Posted on | September 14, 2011 | 3 Comments

by Smitty

Via McCotter on Twitter, my other favorite blue state Republican, after the recently beclowned Pawlenty, is introducing legislation to stabilize Social Security:

The McCotter plan salvages both the Old Age and the Disability trust funds from that projected insolvency without reducing benefits, raising taxes, or increasing the age of retirement eligibility.

Rep. McCotter’s legislation achieves this through the creation of personal savings accounts eligible for reasonably flexible investment in the free market, offered to all workers aged 50 and younger. Participation is voluntary, and a minimum return on investment is guaranteed.

Because the personal investment accounts replace as much as 50% of each participating worker’s retirement benefit, the trust funds experience significant relief as soon as the first participants commence retirement. Benefits for current retirees will be unaffected, as will future benefits for workers above the age of 50, and those who choose not to participate.

For all the common-sense blowback directed at DC due to Social Security

  • not being a federal task,
  • being a Ponzi scheme,
  • wrecking the budget, &c

you cannot disappear 70 years of history. Some kind of transition plan will be required. Such a plan will have to protect those in need of protection, and distribute the haircut amongst those who can bear it (my generation) and also protect those for whom Social Security is tantamount to taxation without representation:I admire and respect McCotter, but view this as more a step in a useful direction than a destination. Lipstick on the Ponzi don’t make it a Fonzi.

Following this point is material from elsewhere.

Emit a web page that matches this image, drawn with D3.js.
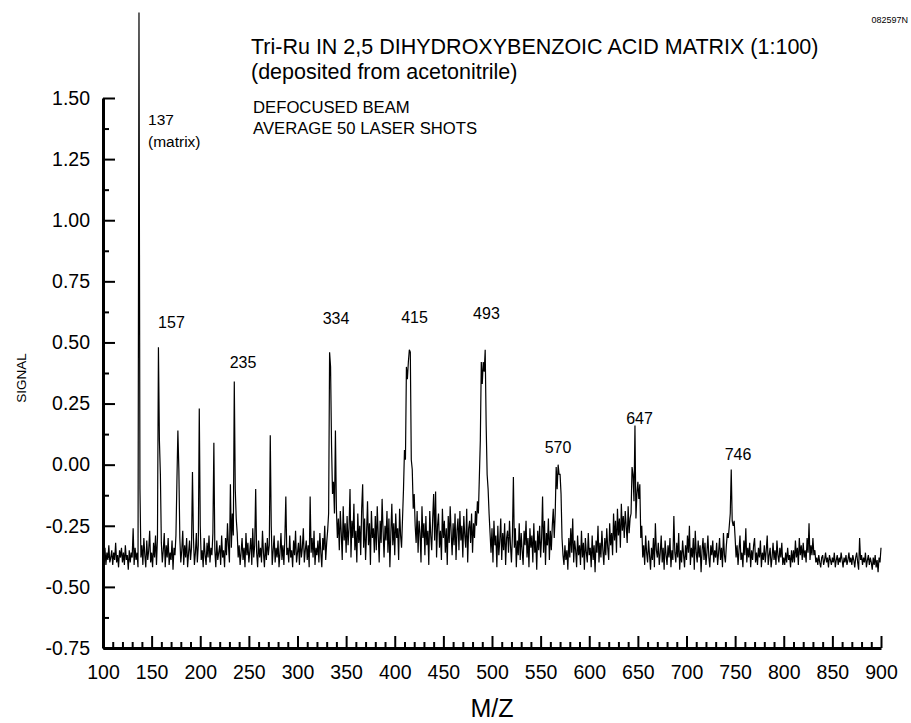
<!DOCTYPE html>
<html>
<head>
<meta charset="utf-8">
<script src="https://cdn.jsdelivr.net/npm/d3@7"></script>
<style>
  body { margin: 0; background: #fff; }
  svg { display: block; font-family: "Liberation Sans", Arial, sans-serif; }
</style>
</head>
<body>
<div id="chart"></div>
<script>
// m/z grid: one reading per unit from 100 to 900
var mzStart = 100;
var signal = [
  -.37,-.40,-.34,-.41,-.36,-.39,-.33,-.40,-.38,-.35, // 100
  -.41,-.36,-.39,-.32,-.40,-.37,-.42,-.35,-.38,-.34,
  -.40,-.36,-.41,-.33,-.39,-.37,-.43,-.35,-.40,-.36,
  -.38,-.26,-.41,-.34,-.39,-.36,-.42,1.85,-.10,-.38,
  -.33,-.41,-.30,-.37,-.42,-.31,-.39,-.35,-.27,-.40,
  -.36,-.42,-.32,-.38,-.29,-.41,-.30,.48,.10,-.04, // 150
  -.32,-.40,-.35,-.28,-.42,-.33,-.38,-.30,-.41,-.36,
  -.39,-.31,-.43,-.34,-.37,-.29,-.07,.14,-.02,-.30,
  -.40,-.35,-.27,-.41,-.33,-.38,-.30,-.42,-.36,-.31,
  -.39,-.34,-.03,-.30,-.41,-.36,-.28,-.40,-.33,.23,
  -.25,-.39,-.35,-.42,-.30,-.37,-.41,-.32,-.38,-.29, // 200
  -.40,-.34,-.37,-.28,.09,-.35,-.42,-.31,-.39,-.36,
  -.33,-.41,-.29,-.38,-.35,-.42,-.30,-.37,-.24,-.33,
  -.40,-.08,-.34,-.20,-.29,.34,-.10,-.22,-.28,-.38,
  -.33,-.41,-.36,-.30,-.39,-.34,-.42,-.28,-.37,-.32,
  -.40,-.35,-.30,-.41,-.26,-.38,-.33,-.10,-.36,-.42, // 250
  -.31,-.38,-.34,-.40,-.27,-.36,-.42,-.32,-.39,-.30,
  -.37,-.33,.12,-.25,-.41,-.35,-.29,-.40,-.34,-.38,
  -.31,-.42,-.36,-.28,-.39,-.33,-.41,-.30,-.13,-.37,
  -.34,-.40,-.29,-.38,-.35,-.42,-.31,-.37,-.27,-.40,
  -.36,-.32,-.41,-.29,-.38,-.34,-.26,-.40,-.35,-.31, // 300
  -.39,-.33,-.42,-.13,-.36,-.30,-.38,-.27,-.41,-.34,
  -.37,-.31,-.40,-.28,-.36,-.42,-.30,-.35,-.25,-.39,
  -.32,-.27,-.20,.46,.40,.08,-.12,-.07,-.20,.14,
  -.18,-.30,-.22,-.35,-.19,-.28,-.39,-.17,-.31,-.24,
  -.36,-.21,-.33,-.26,-.10,-.38,-.23,-.30,-.16,-.35, // 350
  -.27,-.40,-.20,-.32,-.25,-.37,-.18,-.08,-.34,-.22,
  -.39,-.28,-.15,-.33,-.24,-.41,-.19,-.30,-.26,-.36,
  -.21,-.35,-.17,-.29,-.40,-.23,-.32,-.14,-.27,-.38,
  -.25,-.31,-.19,-.36,-.22,-.42,-.28,-.16,-.33,-.24,
  -.37,-.20,-.30,-.26,-.39,-.18,-.29,-.34,-.22,-.10, // 400
  .06,.02,.40,.35,.42,.47,.46,.02,-.02,-.18,
  -.12,-.25,-.32,-.19,-.36,-.23,-.28,-.40,-.17,-.30,
  -.24,-.37,-.21,-.33,-.27,-.41,-.19,-.29,-.35,-.22,
  -.12,-.31,-.11,-.38,-.25,-.20,-.34,-.27,-.39,-.18,
  -.30,-.23,-.36,-.26,-.41,-.21,-.32,-.17,-.28,-.37, // 450
  -.24,-.33,-.20,-.39,-.27,-.22,-.35,-.19,-.31,-.25,
  -.38,-.21,-.29,-.34,-.18,-.40,-.26,-.23,-.32,-.20,
  -.36,-.24,-.30,-.19,-.25,-.15,-.20,-.05,.10,.42,
  .33,.42,.38,.47,.16,-.04,-.10,-.20,-.28,-.36,
  -.26,-.40,-.23,-.33,-.29,-.42,-.25,-.37,-.31,-.22, // 500
  -.39,-.28,-.35,-.24,-.41,-.30,-.27,-.36,-.23,-.33,
  -.40,-.29,-.05,-.34,-.26,-.42,-.31,-.37,-.24,-.39,
  -.28,-.35,-.41,-.27,-.33,-.23,-.38,-.30,-.42,-.26,
  -.34,-.29,-.40,-.24,-.36,-.31,-.43,-.27,-.35,-.25,
  -.38,-.30,-.13,-.36,-.23,-.41,-.28,-.33,-.22,-.39, // 550
  -.27,-.35,-.25,-.18,-.30,-.20,-.01,-.10,.00,-.04,
  -.04,-.12,-.30,-.37,-.41,-.33,-.39,-.35,-.43,-.30,
  -.38,-.26,-.36,-.22,-.40,-.31,-.35,-.42,-.29,-.37,
  -.33,-.41,-.27,-.38,-.32,-.43,-.30,-.36,-.40,-.28,
  -.37,-.34,-.42,-.29,-.39,-.33,-.44,-.31,-.36,-.25, // 600
  -.40,-.32,-.38,-.27,-.35,-.41,-.30,-.37,-.26,-.34,
  -.39,-.24,-.33,-.28,-.37,-.20,-.31,-.23,-.36,-.18,
  -.29,-.22,-.34,-.16,-.27,-.21,-.30,-.19,-.25,-.32,
  -.17,-.28,-.22,-.20,-.01,-.04,-.15,.16,-.22,-.12,
  -.07,-.14,-.08,-.30,-.25,-.38,-.33,-.41,-.29,-.36, // 650
  -.40,-.31,-.37,-.43,-.34,-.39,-.30,-.42,-.24,-.35,
  -.38,-.32,-.41,-.36,-.29,-.40,-.34,-.43,-.31,-.37,
  -.41,-.33,-.38,-.30,-.42,-.35,-.39,-.21,-.36,-.40,
  -.32,-.38,-.28,-.43,-.35,-.40,-.31,-.37,-.42,-.33,
  -.39,-.29,-.36,-.25,-.41,-.34,-.38,-.30,-.43,-.27, // 700
  -.36,-.40,-.31,-.38,-.33,-.44,-.35,-.30,-.39,-.32,
  -.41,-.36,-.29,-.38,-.42,-.33,-.37,-.31,-.40,-.35,
  -.38,-.32,-.41,-.36,-.30,-.39,-.34,-.42,-.28,-.37,
  -.40,-.33,-.28,-.30,-.25,-.20,-.02,-.23,-.25,-.23,
  -.30,-.38,-.33,-.41,-.35,-.29,-.39,-.36,-.42,-.31, // 750
  -.37,-.26,-.40,-.34,-.38,-.32,-.42,-.35,-.39,-.33,
  -.30,-.40,-.36,-.41,-.34,-.38,-.31,-.42,-.36,-.39,
  -.33,-.40,-.35,-.29,-.41,-.37,-.34,-.42,-.38,-.32,
  -.39,-.35,-.41,-.31,-.37,-.40,-.34,-.38,-.32,-.41,
  -.38,-.41,-.36,-.40,-.34,-.39,-.37,-.42,-.35,-.40, // 800
  -.35,-.40,-.31,-.38,-.34,-.41,-.30,-.37,-.33,-.39,
  -.32,-.38,-.35,-.40,-.30,-.36,-.24,-.39,-.33,-.37,
  -.30,-.37,-.35,-.40,-.38,-.41,-.37,-.40,-.42,-.38,
  -.37,-.41,-.39,-.36,-.40,-.38,-.42,-.37,-.39,-.41,
  -.38,-.40,-.36,-.42,-.39,-.37,-.41,-.38,-.40,-.36, // 850
  -.39,-.42,-.38,-.40,-.37,-.41,-.39,-.36,-.40,-.38,
  -.41,-.37,-.39,-.42,-.38,-.36,-.40,-.43,-.30,-.39,
  -.37,-.41,-.38,-.40,-.36,-.42,-.39,-.37,-.41,-.38,
  -.40,-.43,-.38,-.41,-.37,-.42,-.39,-.44,-.38,-.40,
  -.34 // 900
];

// peak labels, placed in data units (m/z, signal)
var peakText = ["157", "235", "334", "415", "493", "570", "647", "746"];
var peakMz = [170.4, 244, 339.6, 420.3, 494.3, 567.9, 651.7, 753];
var peakSig = [0.559, 0.395, 0.575, 0.581, 0.596, 0.048, 0.166, 0.019];

var yMajor = [-0.75, -0.5, -0.25, 0, 0.25, 0.5, 0.75, 1, 1.25, 1.5];
var xMajor = [100, 150, 200, 250, 300, 350, 400, 450, 500, 550, 600, 650, 700, 750, 800, 850, 900];

var width = 911, height = 723;

var svg = d3.select("#chart").append("svg")
  .attr("width", width)
  .attr("height", height);

var x = d3.scaleLinear().domain([100, 900]).range([103, 881]);
var y = d3.scaleLinear().domain([-0.75, 1.5]).range([648, 98]);

var data = signal.map(function(v, i) { return { mz: mzStart + i, v: v }; });

// spectrum trace
var line = d3.line()
  .x(function(d) { return x(d.mz); })
  .y(function(d) { return y(d.v); });

svg.append("path")
  .datum(data)
  .attr("d", line)
  .style("fill", "none")
  .style("stroke", "#000")
  .style("stroke-width", 1.2)
  .style("stroke-linejoin", "miter");

// minor ticks first, then the major axis on top
var yMinor = d3.range(-0.625, 1.5, 0.25);
var xMinor = d3.range(110, 900, 10).filter(function(v) { return v % 50 !== 0; });

svg.append("g")
  .attr("transform", "translate(103,0)")
  .call(d3.axisLeft(y).tickValues(yMinor).tickSizeInner(-6).tickSizeOuter(0).tickFormat(""))
  .call(function(g) { g.select(".domain").remove(); })
  .selectAll("line").style("stroke-width", 2);

svg.append("g")
  .attr("transform", "translate(0,648)")
  .call(d3.axisBottom(x).tickValues(xMinor).tickSizeInner(-6).tickSizeOuter(0).tickFormat(""))
  .call(function(g) { g.select(".domain").remove(); })
  .selectAll("line").style("stroke-width", 2);

// plain hyphen for negatives, as in the original plot
var fmt = d3.format(".2f");
var yAxis = svg.append("g")
  .attr("transform", "translate(103,0)")
  .call(d3.axisLeft(y).tickValues(yMajor).tickSizeInner(-12).tickSizeOuter(0)
    .tickPadding(13).tickFormat(function(d) { return fmt(d).replace("\u2212", "-"); }));

var xAxis = svg.append("g")
  .attr("transform", "translate(0,648)")
  .call(d3.axisBottom(x).tickValues(xMajor).tickSizeInner(-12).tickSizeOuter(0)
    .tickPadding(17).tickFormat(d3.format("d")));

[yAxis, xAxis].forEach(function(g) {
  g.select(".domain").style("stroke-width", 3);
  g.selectAll("line").style("stroke-width", 2);
  g.selectAll("text")
    .style("font-family", "'Liberation Sans', Arial, sans-serif")
    .style("font-size", "19.5px")
    .style("fill", "#000");
});

// axis titles
svg.append("text")
  .attr("transform", "translate(26,378) rotate(-90)")
  .attr("text-anchor", "middle")
  .style("font-size", "13.5px")
  .text("SIGNAL");

svg.append("text")
  .attr("x", 492)
  .attr("y", 717)
  .attr("text-anchor", "middle")
  .style("font-size", "25px")
  .text("M/Z");

// header texts
svg.append("text")
  .attr("x", 908).attr("y", 23)
  .attr("text-anchor", "end")
  .style("font-size", "9px")
  .text("082597N");

svg.append("text")
  .attr("x", 251).attr("y", 54)
  .style("font-size", "21.5px")
  .text("Tri-Ru IN 2,5 DIHYDROXYBENZOIC ACID MATRIX (1:100)");

svg.append("text")
  .attr("x", 251).attr("y", 79)
  .style("font-size", "21.5px")
  .text("(deposited from acetonitrile)");

svg.append("text")
  .attr("x", 253).attr("y", 113)
  .style("font-size", "16.7px")
  .text("DEFOCUSED BEAM");

svg.append("text")
  .attr("x", 253).attr("y", 133.5)
  .style("font-size", "16.7px")
  .text("AVERAGE 50 LASER SHOTS");

// matrix peak label
svg.append("text")
  .attr("x", x(146.3)).attr("y", y(1.39))
  .style("font-size", "15.5px")
  .text("137");

svg.append("text")
  .attr("x", x(146.3)).attr("y", y(1.30))
  .style("font-size", "15.5px")
  .text("(matrix)");

// peak labels
svg.selectAll(".peak")
  .data(peakText)
  .enter().append("text")
  .attr("class", "peak")
  .attr("x", function(d, i) { return x(peakMz[i]); })
  .attr("y", function(d, i) { return y(peakSig[i]); })
  .attr("text-anchor", "middle")
  .style("font-size", "16px")
  .text(function(d) { return d; });
</script>
</body>
</html>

It is High Flipping Time the federal government got itself out of the retirement business, followed the 10th Amendment, and let this tasking return to the states. I could foresee a federal law stating minimum requirements for social programs that the states should implement, maybe, but that is as far down the road to hellProgressivism as I’m willing to go.

And the reason is this: the federal government could do something useful as an overseer of the states. Trying to fund and implement social programs, as I read American History since FDR, has been a study in conflict of interest.

Finally, it occurrs to me that the big loser in the Social Security debate is President Barack Obama. His “don’t worry, be happy” policy on Social Security could not be less in touch with the pulse of the public debate. He cannot un-squeeze the horse from the tube of toothpaste that left the barn on this one. He is not even capable of beginning to lead here, much less admit there was ever a problem. Even trying to say “Bush did it” fails the memory test for anyone who recalls the second Bush term. One is nearly tempted to feel sorry for the bloke, for pure schadenfreude values of ‘nearly’.

Comments

3 Responses to “Can McCotter Survive Where Bush Found Himself Whacked?”

  1. steveegg
    September 14th, 2011 @ 2:05 pm

    A-Flipping-Men, Smitty. An orderly winddown of SocSecurity is what is prescribed here.

    As for the operational part of this, at first blush, it appears to be the Ryan Plan with additional no-strings-attached funds available to the rest of the politicans in the out years.

  2. Joe
    September 14th, 2011 @ 2:32 pm

    Social Security (regardless of being a ponzi scheme) can be made to pencil, but it is not magic.  It requires cutting benefits, cutting automatic increases, and raising entitlement age.  In short, some tough decisions. 

    Medicare, however, is completely screwed. 

  3. DaveO
    September 14th, 2011 @ 2:59 pm

    The main points of the exercise are to prove Republicans do develop viable plans; and Democrats will not.

    With Obamacare become daily more entrenched, and with fewer and fewer medical doctors graduating each year – why bother having Medicare and Medicaid? The Republicans should force this argument to its logical conclusion: Obamacare eliminates Medicare and Medicaid; and we are paying for five redundant medical systems (none of which is performing to standard): military healthcare, the VA, IHS, Medicare and Medicaid.